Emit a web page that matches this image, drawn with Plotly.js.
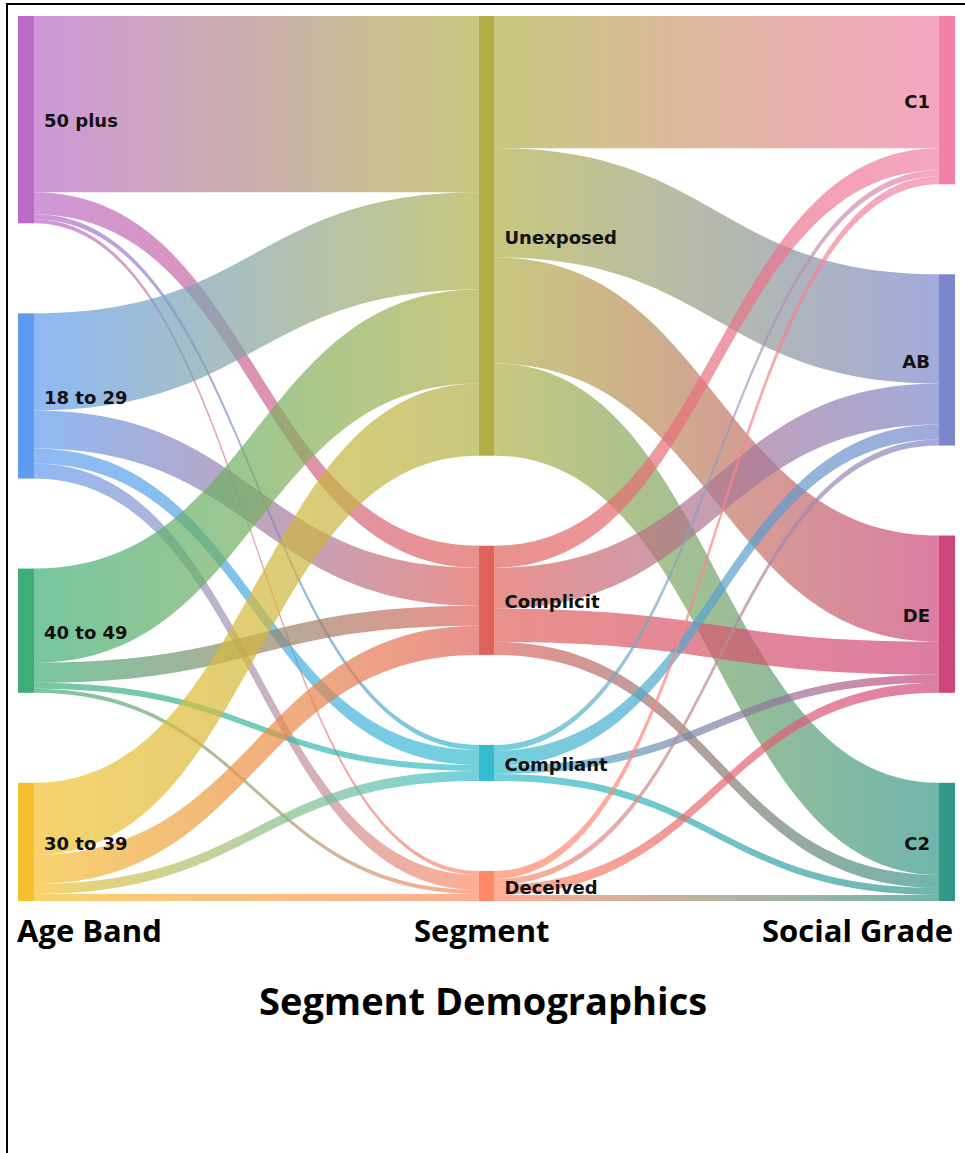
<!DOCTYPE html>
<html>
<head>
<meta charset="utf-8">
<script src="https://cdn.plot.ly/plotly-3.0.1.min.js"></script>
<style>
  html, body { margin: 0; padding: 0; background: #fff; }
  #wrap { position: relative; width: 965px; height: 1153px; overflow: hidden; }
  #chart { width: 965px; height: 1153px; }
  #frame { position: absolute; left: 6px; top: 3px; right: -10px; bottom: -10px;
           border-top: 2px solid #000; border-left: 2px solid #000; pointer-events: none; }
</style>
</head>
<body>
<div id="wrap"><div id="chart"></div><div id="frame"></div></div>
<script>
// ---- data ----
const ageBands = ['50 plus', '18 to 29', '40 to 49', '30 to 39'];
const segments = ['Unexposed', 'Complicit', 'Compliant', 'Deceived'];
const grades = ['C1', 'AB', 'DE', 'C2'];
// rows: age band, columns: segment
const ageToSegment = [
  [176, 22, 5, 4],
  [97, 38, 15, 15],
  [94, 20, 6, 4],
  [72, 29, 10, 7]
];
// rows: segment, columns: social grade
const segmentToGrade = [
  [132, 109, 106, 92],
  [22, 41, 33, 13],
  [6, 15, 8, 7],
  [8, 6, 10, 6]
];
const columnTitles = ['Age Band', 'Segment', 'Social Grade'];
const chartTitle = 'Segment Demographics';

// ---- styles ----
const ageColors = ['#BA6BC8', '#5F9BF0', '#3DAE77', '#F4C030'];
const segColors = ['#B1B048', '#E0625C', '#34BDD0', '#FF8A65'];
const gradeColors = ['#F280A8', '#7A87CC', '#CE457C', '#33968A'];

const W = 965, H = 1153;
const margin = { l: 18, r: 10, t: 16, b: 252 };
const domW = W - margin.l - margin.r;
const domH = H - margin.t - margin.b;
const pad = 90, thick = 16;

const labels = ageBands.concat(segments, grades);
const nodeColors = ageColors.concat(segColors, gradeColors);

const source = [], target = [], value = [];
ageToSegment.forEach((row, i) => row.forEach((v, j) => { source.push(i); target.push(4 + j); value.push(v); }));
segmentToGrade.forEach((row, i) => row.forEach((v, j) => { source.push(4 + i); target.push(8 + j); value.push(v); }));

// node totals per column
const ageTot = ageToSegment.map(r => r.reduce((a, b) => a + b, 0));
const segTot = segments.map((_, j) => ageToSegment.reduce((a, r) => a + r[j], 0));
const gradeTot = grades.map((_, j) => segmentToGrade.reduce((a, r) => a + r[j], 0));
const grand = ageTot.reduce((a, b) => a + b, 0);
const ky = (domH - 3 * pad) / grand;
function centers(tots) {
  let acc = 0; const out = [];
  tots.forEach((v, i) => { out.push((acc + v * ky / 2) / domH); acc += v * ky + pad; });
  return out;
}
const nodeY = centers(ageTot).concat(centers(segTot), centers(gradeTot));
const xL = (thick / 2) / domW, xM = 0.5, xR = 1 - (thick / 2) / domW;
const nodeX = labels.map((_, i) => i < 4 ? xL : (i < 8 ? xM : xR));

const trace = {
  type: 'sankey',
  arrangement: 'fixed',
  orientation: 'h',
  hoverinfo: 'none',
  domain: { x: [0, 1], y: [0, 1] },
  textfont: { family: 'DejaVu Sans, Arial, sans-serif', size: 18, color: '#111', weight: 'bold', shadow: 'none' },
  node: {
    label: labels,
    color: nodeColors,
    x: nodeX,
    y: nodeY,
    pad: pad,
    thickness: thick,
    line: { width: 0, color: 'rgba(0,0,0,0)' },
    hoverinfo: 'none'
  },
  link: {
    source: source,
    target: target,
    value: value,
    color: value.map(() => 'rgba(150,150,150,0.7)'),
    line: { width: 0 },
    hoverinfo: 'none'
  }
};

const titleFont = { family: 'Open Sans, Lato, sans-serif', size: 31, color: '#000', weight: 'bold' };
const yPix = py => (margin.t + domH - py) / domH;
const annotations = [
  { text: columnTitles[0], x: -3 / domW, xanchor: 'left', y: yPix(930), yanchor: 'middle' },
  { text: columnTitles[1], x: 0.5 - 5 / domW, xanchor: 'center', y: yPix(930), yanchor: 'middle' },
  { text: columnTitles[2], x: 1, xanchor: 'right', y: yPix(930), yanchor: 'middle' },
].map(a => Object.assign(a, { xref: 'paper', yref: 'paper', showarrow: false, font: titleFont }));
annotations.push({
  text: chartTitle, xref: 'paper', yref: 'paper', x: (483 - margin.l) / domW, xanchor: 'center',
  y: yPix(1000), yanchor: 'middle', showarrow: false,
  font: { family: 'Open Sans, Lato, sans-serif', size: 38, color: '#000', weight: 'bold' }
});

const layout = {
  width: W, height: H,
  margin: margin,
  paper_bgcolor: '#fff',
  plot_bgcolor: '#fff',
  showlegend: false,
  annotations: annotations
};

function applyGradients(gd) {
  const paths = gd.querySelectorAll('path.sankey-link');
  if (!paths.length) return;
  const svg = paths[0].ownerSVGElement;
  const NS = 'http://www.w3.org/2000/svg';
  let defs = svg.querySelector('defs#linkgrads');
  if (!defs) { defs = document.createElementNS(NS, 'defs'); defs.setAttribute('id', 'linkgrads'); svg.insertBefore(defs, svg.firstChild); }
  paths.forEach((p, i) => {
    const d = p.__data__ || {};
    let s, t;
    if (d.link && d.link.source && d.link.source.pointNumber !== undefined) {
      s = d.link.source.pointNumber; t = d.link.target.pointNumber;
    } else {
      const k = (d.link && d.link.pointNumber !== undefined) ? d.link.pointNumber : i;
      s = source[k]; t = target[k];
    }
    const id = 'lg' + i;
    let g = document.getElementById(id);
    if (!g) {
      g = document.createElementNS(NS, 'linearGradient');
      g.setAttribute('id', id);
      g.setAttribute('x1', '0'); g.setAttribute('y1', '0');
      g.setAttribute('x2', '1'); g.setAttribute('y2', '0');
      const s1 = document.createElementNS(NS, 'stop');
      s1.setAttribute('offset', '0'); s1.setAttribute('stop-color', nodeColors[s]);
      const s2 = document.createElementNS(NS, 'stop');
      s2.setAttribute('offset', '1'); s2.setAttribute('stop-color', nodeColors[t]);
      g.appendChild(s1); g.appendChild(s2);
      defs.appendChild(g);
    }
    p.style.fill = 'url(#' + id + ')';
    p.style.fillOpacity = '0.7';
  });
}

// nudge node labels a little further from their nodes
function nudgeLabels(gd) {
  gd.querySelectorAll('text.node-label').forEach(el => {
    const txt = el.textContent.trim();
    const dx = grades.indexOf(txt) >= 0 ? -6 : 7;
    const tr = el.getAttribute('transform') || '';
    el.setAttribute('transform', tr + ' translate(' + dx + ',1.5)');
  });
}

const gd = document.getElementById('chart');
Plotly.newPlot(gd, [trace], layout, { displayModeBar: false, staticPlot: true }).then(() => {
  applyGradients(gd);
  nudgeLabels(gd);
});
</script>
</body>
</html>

Instruction
Give the data again exactly as written, with all pictures left out.

Response below
Emit a web page that matches this image, drawn with Plotly.js.
<!DOCTYPE html>
<html>
<head>
<meta charset="utf-8">
<script src="https://cdn.plot.ly/plotly-3.0.1.min.js"></script>
<style>
  html, body { margin: 0; padding: 0; background: #fff; }
  #wrap { position: relative; width: 965px; height: 1153px; overflow: hidden; }
  #chart { width: 965px; height: 1153px; }
  #frame { position: absolute; left: 6px; top: 3px; right: -10px; bottom: -10px;
           border-top: 2px solid #000; border-left: 2px solid #000; pointer-events: none; }
</style>
</head>
<body>
<div id="wrap"><div id="chart"></div><div id="frame"></div></div>
<script>
// ---- data ----
const ageBands = ['50 plus', '18 to 29', '40 to 49', '30 to 39'];
const segments = ['Unexposed', 'Complicit', 'Compliant', 'Deceived'];
const grades = ['C1', 'AB', 'DE', 'C2'];
// rows: age band, columns: segment
const ageToSegment = [
  [176, 22, 5, 4],
  [97, 38, 15, 15],
  [94, 20, 6, 4],
  [72, 29, 10, 7]
];
// rows: segment, columns: social grade
const segmentToGrade = [
  [132, 109, 106, 92],
  [22, 41, 33, 13],
  [6, 15, 8, 7],
  [8, 6, 10, 6]
];
const columnTitles = ['Age Band', 'Segment', 'Social Grade'];
const chartTitle = 'Segment Demographics';

// ---- styles ----
const ageColors = ['#BA6BC8', '#5F9BF0', '#3DAE77', '#F4C030'];
const segColors = ['#B1B048', '#E0625C', '#34BDD0', '#FF8A65'];
const gradeColors = ['#F280A8', '#7A87CC', '#CE457C', '#33968A'];

const W = 965, H = 1153;
const margin = { l: 18, r: 10, t: 16, b: 252 };
const domW = W - margin.l - margin.r;
const domH = H - margin.t - margin.b;
const pad = 90, thick = 16;

const labels = ageBands.concat(segments, grades);
const nodeColors = ageColors.concat(segColors, gradeColors);

const source = [], target = [], value = [];
ageToSegment.forEach((row, i) => row.forEach((v, j) => { source.push(i); target.push(4 + j); value.push(v); }));
segmentToGrade.forEach((row, i) => row.forEach((v, j) => { source.push(4 + i); target.push(8 + j); value.push(v); }));

// node totals per column
const ageTot = ageToSegment.map(r => r.reduce((a, b) => a + b, 0));
const segTot = segments.map((_, j) => ageToSegment.reduce((a, r) => a + r[j], 0));
const gradeTot = grades.map((_, j) => segmentToGrade.reduce((a, r) => a + r[j], 0));
const grand = ageTot.reduce((a, b) => a + b, 0);
const ky = (domH - 3 * pad) / grand;
function centers(tots) {
  let acc = 0; const out = [];
  tots.forEach((v, i) => { out.push((acc + v * ky / 2) / domH); acc += v * ky + pad; });
  return out;
}
const nodeY = centers(ageTot).concat(centers(segTot), centers(gradeTot));
const xL = (thick / 2) / domW, xM = 0.5, xR = 1 - (thick / 2) / domW;
const nodeX = labels.map((_, i) => i < 4 ? xL : (i < 8 ? xM : xR));

const trace = {
  type: 'sankey',
  arrangement: 'fixed',
  orientation: 'h',
  hoverinfo: 'none',
  domain: { x: [0, 1], y: [0, 1] },
  textfont: { family: 'DejaVu Sans, Arial, sans-serif', size: 18, color: '#111', weight: 'bold', shadow: 'none' },
  node: {
    label: labels,
    color: nodeColors,
    x: nodeX,
    y: nodeY,
    pad: pad,
    thickness: thick,
    line: { width: 0, color: 'rgba(0,0,0,0)' },
    hoverinfo: 'none'
  },
  link: {
    source: source,
    target: target,
    value: value,
    color: value.map(() => 'rgba(150,150,150,0.7)'),
    line: { width: 0 },
    hoverinfo: 'none'
  }
};

const titleFont = { family: 'Open Sans, Lato, sans-serif', size: 31, color: '#000', weight: 'bold' };
const yPix = py => (margin.t + domH - py) / domH;
const annotations = [
  { text: columnTitles[0], x: -3 / domW, xanchor: 'left', y: yPix(930), yanchor: 'middle' },
  { text: columnTitles[1], x: 0.5 - 5 / domW, xanchor: 'center', y: yPix(930), yanchor: 'middle' },
  { text: columnTitles[2], x: 1, xanchor: 'right', y: yPix(930), yanchor: 'middle' },
].map(a => Object.assign(a, { xref: 'paper', yref: 'paper', showarrow: false, font: titleFont }));
annotations.push({
  text: chartTitle, xref: 'paper', yref: 'paper', x: (483 - margin.l) / domW, xanchor: 'center',
  y: yPix(1000), yanchor: 'middle', showarrow: false,
  font: { family: 'Open Sans, Lato, sans-serif', size: 38, color: '#000', weight: 'bold' }
});

const layout = {
  width: W, height: H,
  margin: margin,
  paper_bgcolor: '#fff',
  plot_bgcolor: '#fff',
  showlegend: false,
  annotations: annotations
};

function applyGradients(gd) {
  const paths = gd.querySelectorAll('path.sankey-link');
  if (!paths.length) return;
  const svg = paths[0].ownerSVGElement;
  const NS = 'http://www.w3.org/2000/svg';
  let defs = svg.querySelector('defs#linkgrads');
  if (!defs) { defs = document.createElementNS(NS, 'defs'); defs.setAttribute('id', 'linkgrads'); svg.insertBefore(defs, svg.firstChild); }
  paths.forEach((p, i) => {
    const d = p.__data__ || {};
    let s, t;
    if (d.link && d.link.source && d.link.source.pointNumber !== undefined) {
      s = d.link.source.pointNumber; t = d.link.target.pointNumber;
    } else {
      const k = (d.link && d.link.pointNumber !== undefined) ? d.link.pointNumber : i;
      s = source[k]; t = target[k];
    }
    const id = 'lg' + i;
    let g = document.getElementById(id);
    if (!g) {
      g = document.createElementNS(NS, 'linearGradient');
      g.setAttribute('id', id);
      g.setAttribute('x1', '0'); g.setAttribute('y1', '0');
      g.setAttribute('x2', '1'); g.setAttribute('y2', '0');
      const s1 = document.createElementNS(NS, 'stop');
      s1.setAttribute('offset', '0'); s1.setAttribute('stop-color', nodeColors[s]);
      const s2 = document.createElementNS(NS, 'stop');
      s2.setAttribute('offset', '1'); s2.setAttribute('stop-color', nodeColors[t]);
      g.appendChild(s1); g.appendChild(s2);
      defs.appendChild(g);
    }
    p.style.fill = 'url(#' + id + ')';
    p.style.fillOpacity = '0.7';
  });
}

// nudge node labels a little further from their nodes
function nudgeLabels(gd) {
  gd.querySelectorAll('text.node-label').forEach(el => {
    const txt = el.textContent.trim();
    const dx = grades.indexOf(txt) >= 0 ? -6 : 7;
    const tr = el.getAttribute('transform') || '';
    el.setAttribute('transform', tr + ' translate(' + dx + ',1.5)');
  });
}

const gd = document.getElementById('chart');
Plotly.newPlot(gd, [trace], layout, { displayModeBar: false, staticPlot: true }).then(() => {
  applyGradients(gd);
  nudgeLabels(gd);
});
</script>
</body>
</html>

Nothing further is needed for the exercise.